From “Give Stupidity a Chance:”
“Instead of governing
With thoughtful sensitivity
Let’s shock and awe the world
With idiotic bigotry”
So yea. *cries in American* It is a rather clubby song though. Another track on the EP is “On Social Media” which reflects the obsession to post our entire life online for likes (#blessed), and unfortunately, the anonymous online arguing that has gotten even stronger this year (#notsoblessed). But hey, it is a fun song.
In the fall of 2019, PSB announced a world tour and new album would appear in 2020, plus a tour with New Order. They gave us “Dreamland” as a teaser for the upcoming album, “Hotspot.” “Burning the Heather” and “Monkey Business” followed and showed they still have the dance vibe, plus Lowe has the moves to match.

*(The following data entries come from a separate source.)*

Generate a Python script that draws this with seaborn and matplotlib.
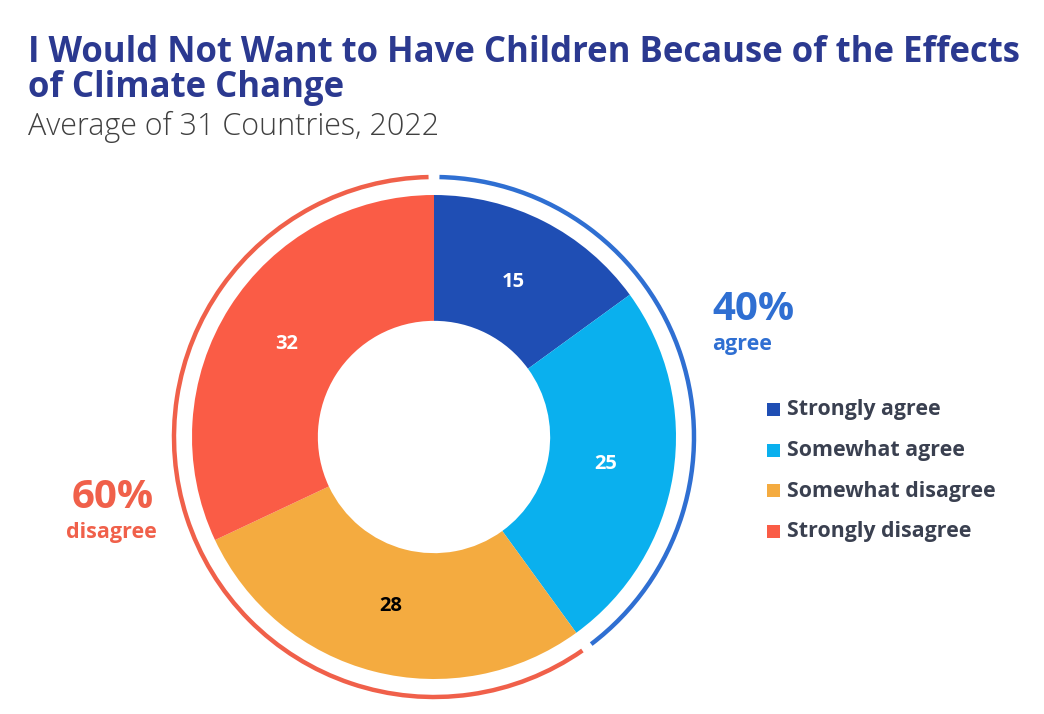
import matplotlib
import numpy as np
import seaborn as sns

matplotlib.use("Agg")
import matplotlib.pyplot as plt
from matplotlib.patches import Arc, Rectangle

categories = ["Strongly agree", "Somewhat agree", "Somewhat disagree", "Strongly disagree"]
values = [15, 25, 28, 32]
group_names = ["agree", "disagree"]
group_shares = [40, 60]

colors = ["#1F4EB4", "#0AB0EE", "#F4AB40", "#FA5C46"]
ring_colors = ["#2F6FD2", "#F0604A"]
label_colors = ["white", "white", "black", "white"]

sns.set_theme(style="white")
plt.rcParams["font.family"] = ["Open Sans", "DejaVu Sans"]

W, H = 1044, 714
fig = plt.figure(figsize=(W / 100, H / 100), dpi=100)

# overlay axes in pixel coords for text / legend
over = fig.add_axes([0, 0, 1, 1])
over.set_xlim(0, W)
over.set_ylim(H, 0)
over.axis("off")

# ── donut ────────────────────────────────────────────────────────────────
cx, cy, r_px = 434, 437, 242
half = 275
ax = fig.add_axes([(cx - half) / W, 1 - (cy + half) / H, 2 * half / W, 2 * half / H])
lim = half / r_px

wedges, texts = ax.pie(
    values,
    colors=colors,
    startangle=90,
    counterclock=False,
    labels=[str(v) for v in values],
    labeldistance=0.72,
    wedgeprops=dict(width=0.52, linewidth=0),
    textprops=dict(fontsize=14.5, fontweight="bold", ha="center", va="center"),
    radius=1.0,
)
for t, c in zip(texts, label_colors):
    t.set_color(c)
ax.set_xlim(-lim, lim)
ax.set_ylim(-lim, lim)
ax.set_aspect("equal")
ax.axis("off")

# outer ring arcs for agree / disagree groups
ring_r = 260 / r_px
gap = 1.2
start = 90.0
for share, rc in zip(group_shares, ring_colors):
    end = start - share * 3.6
    ax.add_patch(Arc((0, 0), 2 * ring_r, 2 * ring_r, theta1=end + gap, theta2=start - gap,
                     color=rc, linewidth=3.2))
    start = end

# ── titles ───────────────────────────────────────────────────────────────
title_color = "#2B3990"
over.text(28, 62, "I Would Not Want to Have Children Because of the Effects",
          fontsize=25, fontweight="bold", color=title_color, va="baseline", ha="left")
over.text(28, 97, "of Climate Change",
          fontsize=25, fontweight="bold", color=title_color, va="baseline", ha="left")
over.text(28, 135, "Average of 31 Countries, 2022",
          fontsize=22, fontweight="light", color="#404040", va="baseline", ha="left")

# ── group annotations ────────────────────────────────────────────────────
over.text(712, 320, f"{group_shares[0]}%", fontsize=29, fontweight="bold",
          color=ring_colors[0], va="baseline", ha="left")
over.text(712, 350, group_names[0], fontsize=15.5, fontweight="bold",
          color=ring_colors[0], va="baseline", ha="left")
over.text(113, 508, f"{group_shares[1]}%", fontsize=29, fontweight="bold",
          color=ring_colors[1], va="baseline", ha="center")
over.text(111, 538, group_names[1], fontsize=15.5, fontweight="bold",
          color=ring_colors[1], va="baseline", ha="center")

# ── legend ───────────────────────────────────────────────────────────────
for i, (cat, col) in enumerate(zip(categories, colors)):
    y = 410 + i * 40.5
    over.add_patch(Rectangle((767, y - 7), 13, 13, color=col, linewidth=0))
    over.text(787, y, cat, fontsize=15.4, fontweight="bold", color="#3A4050",
              va="center", ha="left")

fig.savefig("out.png", dpi=100)
plt.close(fig)
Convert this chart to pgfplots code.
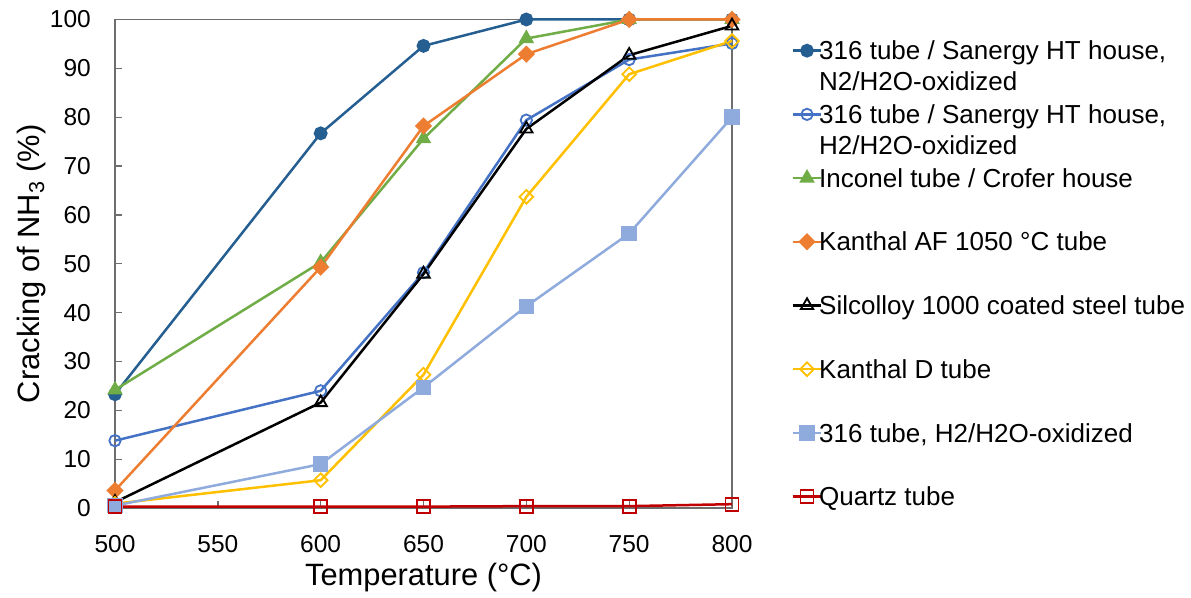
\documentclass[border=0pt]{standalone}
\usepackage{pgfplots}
\pgfplotsset{compat=1.18}
\usepackage{fontspec}
\setmainfont{Liberation Sans}

\definecolor{axisgray}{RGB}{110,110,110}
\definecolor{cdarkblue}{RGB}{37,94,145}
\definecolor{cblue}{RGB}{68,114,196}
\definecolor{cgreen}{RGB}{112,173,71}
\definecolor{corange}{RGB}{237,125,49}
\definecolor{cyellow}{RGB}{255,192,0}
\definecolor{clightblue}{RGB}{143,170,220}
\definecolor{cred}{RGB}{192,0,0}

\begin{document}
\begin{tikzpicture}
\begin{axis}[
    width=370pt, height=293pt, scale only axis,
    xmin=500, xmax=800, ymin=0, ymax=100,
    xtick={500,550,...,800}, ytick={0,10,...,100},
    xtick pos=bottom, ytick pos=left,
    tick align=inside, major tick length=4pt,
    axis line style={draw=axisgray, line width=1pt},
    tick style={draw=axisgray, line width=0.8pt},
    clip=false,
    /pgf/number format/assume math mode=true,
    ticklabel style={font=\fontsize{14.7}{17}\selectfont},
    xticklabel style={yshift=-13pt},
    yticklabel style={xshift=-11pt},
    xlabel={Temperature (°C)},
    ylabel={Cracking of NH\textsubscript{3} (\%)},
    every axis x label/.style={at={(axis description cs:0.5,-0.142)}, anchor=center,
      font=\fontsize{18.5}{22}\selectfont},
    every axis y label/.style={at={(axis description cs:-0.136,0.5)}, anchor=center, rotate=90,
      font=\fontsize{18.5}{22}\selectfont},
    legend style={at={(1,1)}, anchor=north west, xshift=32.5pt, yshift=-10pt,
      draw=none, fill=none, font=\fontsize{15.6}{18.6}\selectfont,
      row sep=0pt, column sep=-2pt,
      nodes={inner sep=0pt, text height=12pt, text depth=26.2pt}},
    legend image post style={yshift=12.6pt},
    legend cell align=left,
    every axis plot/.append style={line width=1.5pt},
  ]
  % bounding box to keep the reference margins
  \path (rel axis cs:-0.1864,1.0399) rectangle (rel axis cs:1.7439,-0.1822);

  \addplot[cdarkblue, mark=*, mark size=3.4pt] coordinates
    {(500,23.3) (600,76.7) (650,94.6) (700,100) (750,100) (800,100)};
  \addlegendentry{\vtop{\hbox{316 tube / Sanergy HT house,}\hbox{N2/H2O-oxidized}}}

  \addplot[cblue, mark=o, mark size=3.4pt, mark options={line width=1.1pt}] coordinates
    {(500,13.8) (600,24) (650,48.2) (700,79.4) (750,91.8) (800,95.1)};
  \addlegendentry{\vtop{\hbox{316 tube / Sanergy HT house,}\hbox{H2/H2O-oxidized}}}

  \addplot[cgreen, mark=triangle*, mark size=3.9pt] coordinates
    {(500,24.2) (600,50.3) (650,75.6) (700,96.1) (750,100) (800,100)};
  \addlegendentry{Inconel tube / Crofer house}

  \addplot[corange, mark=square*, mark size=2.9pt, mark options={rotate=45}] coordinates
    {(500,3.6) (600,49.3) (650,78.2) (700,92.9) (750,100) (800,100)};
  \addlegendentry{Kanthal AF 1050 °C tube}

  \addplot[black, mark=triangle, mark size=4.3pt, mark options={fill=white, line width=1.1pt}] coordinates
    {(500,1.2) (600,21.6) (650,47.9) (700,77.6) (750,92.7) (800,98.7)};
  \addlegendentry{Silcolloy 1000 coated steel tube}

  \addplot[cyellow, mark=square, mark size=2.9pt, mark options={rotate=45, fill=white, line width=1.1pt}] coordinates
    {(500,0.9) (600,5.7) (650,27.3) (700,63.7) (750,88.8) (800,95.6)};
  \addlegendentry{Kanthal D tube}

  \addplot[clightblue, mark=square*, mark size=3.9pt] coordinates
    {(500,0.5) (600,9) (650,24.7) (700,41.3) (750,56.2) (800,80)};
  \addlegendentry{316 tube, H2/H2O-oxidized}

  \addplot[cred, mark=square, mark size=3.9pt, mark options={line width=1.1pt}] coordinates
    {(500,0.3) (600,0.3) (650,0.3) (700,0.4) (750,0.4) (800,0.8)};
  \addlegendentry{Quartz tube}
\end{axis}
\end{tikzpicture}
\end{document}
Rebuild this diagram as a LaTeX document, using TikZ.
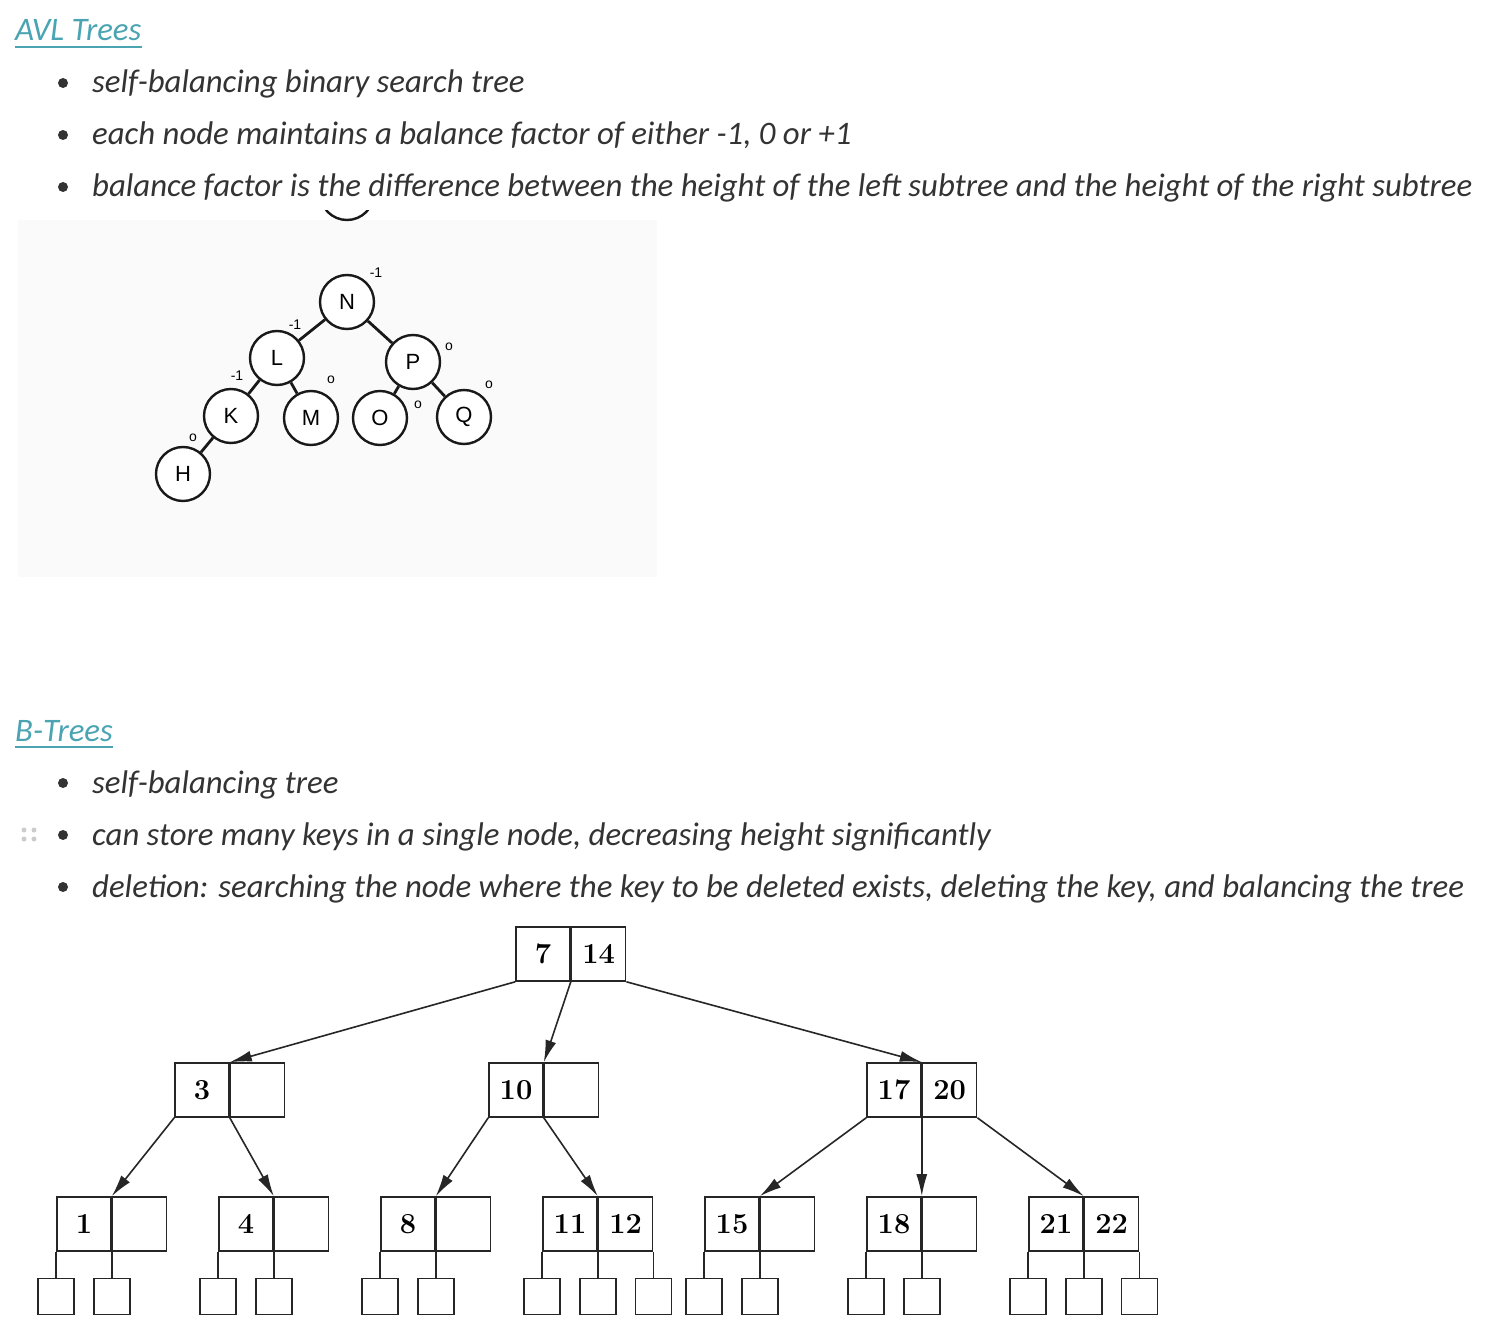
\documentclass[tikz,border=0pt]{standalone}
\usepackage{fontspec}
\newfontfamily\handfont{Carlito}
\newfontfamily\avlfont{Liberation Sans}
\usetikzlibrary{arrows.meta,positioning}
\definecolor{HeadTeal}{HTML}{4AA4B1}
\definecolor{NoteText}{HTML}{333333}
\definecolor{ImgBack}{HTML}{FAFAFA}
\definecolor{HandleGray}{HTML}{CCCCCC}
\newcommand{\notefont}{\handfont\fontsize{32.8}{38}\selectfont\itshape}
\newcommand{\keyfont}{\fontsize{29}{31}\selectfont\rmfamily\bfseries}

\tikzset{
  heading/.style={anchor=base west,inner sep=0pt,font=\notefont,text=HeadTeal},
  bullettext/.style={anchor=base west,inner sep=0pt,font=\notefont,text=NoteText},
  avlnode/.style={circle,draw=black!90,line width=2.4pt,minimum size=54pt,inner sep=0pt,
    fill=white,font=\avlfont\fontsize{22}{22}\selectfont},
  bal/.style={inner sep=0pt,font=\avlfont\fontsize{14}{14}\selectfont},
  avledge/.style={line width=2.8pt,black!90},
  keybox/.style={rectangle,draw=black!85,line width=1.6pt,minimum width=54pt,minimum height=54pt,
    inner sep=0pt,font=\keyfont},
  leafbox/.style={rectangle,draw=black!85,line width=1.6pt,minimum size=36pt,inner sep=0pt},
  tline/.style={draw=black!85,line width=1.6pt},
  tarrow/.style={tline,-{Latex[length=22pt,width=11pt]}},
}

\begin{document}
\begin{tikzpicture}[x=1pt,y=-1pt]
  \useasboundingbox (0,0) rectangle (1486,1340);
  \fill[white] (0,0) rectangle (1486,1340);

  % AVL notes
  \node[heading] (avlhead) at (15,41) {AVL Trees};
  \draw[HeadTeal,line width=1.6pt] ([yshift=-6pt]avlhead.base west) -- ([yshift=-6pt]avlhead.base east);
  \foreach \yy/\txt in {93/{self-balancing binary search tree},
                        145/{each node maintains a balance factor of either -1, 0 or +1},
                        197/{balance factor is the difference between the height of the left subtree and the height of the right subtree}}{
    \fill[NoteText] (63,\yy-10) circle (5pt);
    \node[bullettext] at (92,\yy) {\txt};
  }

  % AVL picture
  \fill[ImgBack] (18,220) rectangle (657,577);
  \begin{scope}
    \clip (300,211) rectangle (400,240);
    \draw[black!90,line width=2.4pt] (347,193) circle (27pt);
  \end{scope}
  \node[avlnode] (N) at (347,302) {N};
  \node[avlnode] (L) at (277,358) {L};
  \node[avlnode] (P) at (413,362) {P};
  \node[avlnode] (K) at (231,416) {K};
  \node[avlnode] (M) at (311,418) {M};
  \node[avlnode] (O) at (380,418) {O};
  \node[avlnode] (Q) at (464,417) {Q};
  \node[avlnode] (H) at (183,474) {H};
  \foreach \a/\b in {N/L,N/P,L/K,L/M,P/O,P/Q,K/H}
    \draw[avledge] (\a) -- (\b);
  \node[bal] at (376,273) {-1};
  \node[bal] at (295,325) {-1};
  \node[bal] at (237,376) {-1};
  \node[bal] at (193,438) {o};
  \node[bal] at (331,380) {o};
  \node[bal] at (449,347) {o};
  \node[bal] at (418,405) {o};
  \node[bal] at (489,385) {o};

  % B-tree notes
  \node[heading] (bhead) at (15,741) {B-Trees};
  \draw[HeadTeal,line width=1.6pt] ([yshift=-6pt]bhead.base west) -- ([yshift=-6pt]bhead.base east);
  \foreach \yy/\txt in {793/{self-balancing tree},
                        845/{can store many keys in a single node, decreasing height significantly},
                        897/{deletion: searching the node where the key to be deleted exists, deleting the key, and balancing the tree}}{
    \fill[NoteText] (63,\yy-10) circle (5pt);
    \node[bullettext] at (92,\yy) {\txt};
  }
  \foreach \hx in {24,34}
    \foreach \hy in {830,839}
      \fill[HandleGray] (\hx,\hy) circle (2.5pt);

  % B-tree
  \node[keybox] (r1) at (543,954) {7};
  \node[keybox,right=0pt of r1] (r2) {14};

  \node[keybox] (a1) at (202,1090) {3};
  \node[keybox,right=0pt of a1] (a2) {};
  \node[keybox] (b1) at (516,1090) {10};
  \node[keybox,right=0pt of b1] (b2) {};
  \node[keybox] (c1) at (894,1090) {17};
  \node[keybox,right=0pt of c1] (c2) {20};

  \foreach \nm/\x/\ka/\kb in {d/84/1/,e/246/4/,f/408/8/,g/570/11/12,h/732/15/,i/894/18/,j/1056/21/22}{
    \node[keybox] (\nm1) at (\x,1224) {\ka};
    \node[keybox,right=0pt of \nm1] (\nm2) {\kb};
  }

  \draw[tarrow] (r1.south west) -- (a1.north east);
  \draw[tarrow] (r1.south east) -- (b1.north east);
  \draw[tarrow] (r2.south east) -- (c1.north east);
  \draw[tarrow] (a1.south west) -- (d1.north east);
  \draw[tarrow] (a1.south east) -- (e1.north east);
  \draw[tarrow] (b1.south west) -- (f1.north east);
  \draw[tarrow] (b1.south east) -- (g1.north east);
  \draw[tarrow] (c1.south west) -- (h1.north east);
  \draw[tarrow] (c1.south east) -- (i1.north east);
  \draw[tarrow] (c2.south east) -- (j1.north east);

  % leaves
  \foreach \nm in {d,e,f,g,h,i,j}{
    \node[leafbox,below=26pt of \nm1.south west] (\nm l1) {};
    \node[leafbox,below=26pt of \nm1.south east] (\nm l2) {};
    \draw[tline] (\nm1.south west) -- (\nm l1);
    \draw[tline] (\nm1.south east) -- (\nm l2);
  }
  \foreach \nm in {g,j}{
    \node[leafbox,below=26pt of \nm2.south east] (\nm l3) {};
    \draw[tline] (\nm2.south east) -- (\nm l3);
  }
\end{tikzpicture}
\end{document}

While we did get the disc in January, the rest is a no go, of course. With the tours postponed, the guys have kept busy in quarantine, sharing “Pet Texts” on their site, adding memories and playlists. Tennant has been amazed at not having a schedule. “On my afternoon walks on empty country roads I’ve been taking photos on my phone of solitary trees,” he said on an Instagram Q&A. “I feel a kinship with them at the moment!”
Although our live entertainment has been taken from us this year, we can delight in another gift from Tennant and Lowe… Presenting the lockdown version of “West End Girls.”
With next year being their 40th anniversary, let’s plan to celebrate Neil Tennant and Chris Lowe for the decades of fantastic music and their unending (and drama-free) partnership.